На разборке, а потом на сборке и реставрации Каширской часовни, так же, как и на Гарьской, работали все те же четыре плотника: Стрижов Е.А., Липатов Г.П., Карташев А.А. и Чистяков А.И. В обязанности архитектора входили: руководство, ведение дневника с вычерчиванием схем разметки, обмер и исследования, фотографирование и прочее по мелочам.
К работе приступили 13 января 1972г. и закончили, считая упаковку материала, 17 января. Работать было крайне тяжело, поскольку морозы по утрам доходили почти до 40о. Бегали греться через каждые четверть часа, а через 2-3 дня — у большого костра. Фотоаппараты приходилось держать под одеждой, на груди. Затворы их замерзали сразу после отснятия первого кадра. Людей на улице почти не было — все попрятались по домам. Лишь в пойме речки, в глубоком снегу каждый день мышковала рыжая лисица. Да низко над горизонтом из малиноватой пелены за нами наблюдало красновато-медное, безжалостно-холодное и какое-то отчужденное солнце. И так каждый день.
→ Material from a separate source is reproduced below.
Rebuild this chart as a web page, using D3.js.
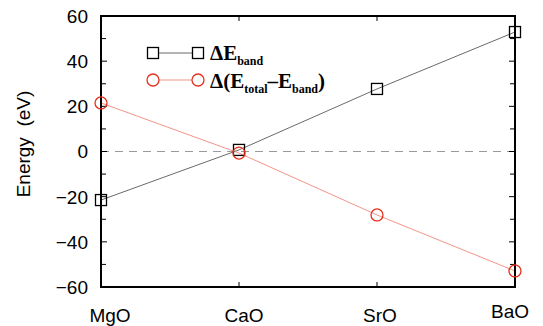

Уже в сумерки, когда мы закончили разборку часовни у Гари и за нами приехал автобус, появился слегка навеселе и также слегка смущенный председатель и ко мне с тихими извинениями и скромными просьбами. Сколь могли — удовлетворили.
Перевозка в Новгород часовен велась без нас. Мы уже были дома. Однако вывезли их очень скоро.
Место для Каширской часовни выбрано в центре Витославлиц, среди уличной застройки и с некоторым отступом от «Красной линии». Примерно так, как было в Кашире. Только долина, с водой оказались не с восточной, а с северной стороны. И не речка, а озеро, да нет крутого обрыва. Нам неизвестно природное окружение часовни на ее прежнем месте, до Каширы. Оно явно было иным. Думаю, это не беда. Памятник архитектуры спасен. А после того, как ему вернули подлинный облик, — можно сказать, что и возрожден. Это главное.
О методах и практике реставрации повторяться нет необходимости. Она ведется по четко отработанной схеме и всегда в соответствии с проектом, его рабочими чертежами и по разметочным схемам. К сборке и реставрации часовни приступили 23 февраля того же 1972г. Первый новый венец уложили на заранее сделанный столбчатый фундамент. Количество плотников менялось от четырех до шести. (Двое постоянно работали на сборке Гарьской часовни). Работы почти не прерывались, что было редкостью.
27 сентября 1972г. Государственная комиссия Областного Управления культуры приняла отреставрированный памятник с отличной оценкой и передала его Новгородскому Государственному объединенному музею-заповеднику как архитектурный экспонат Витославлиц.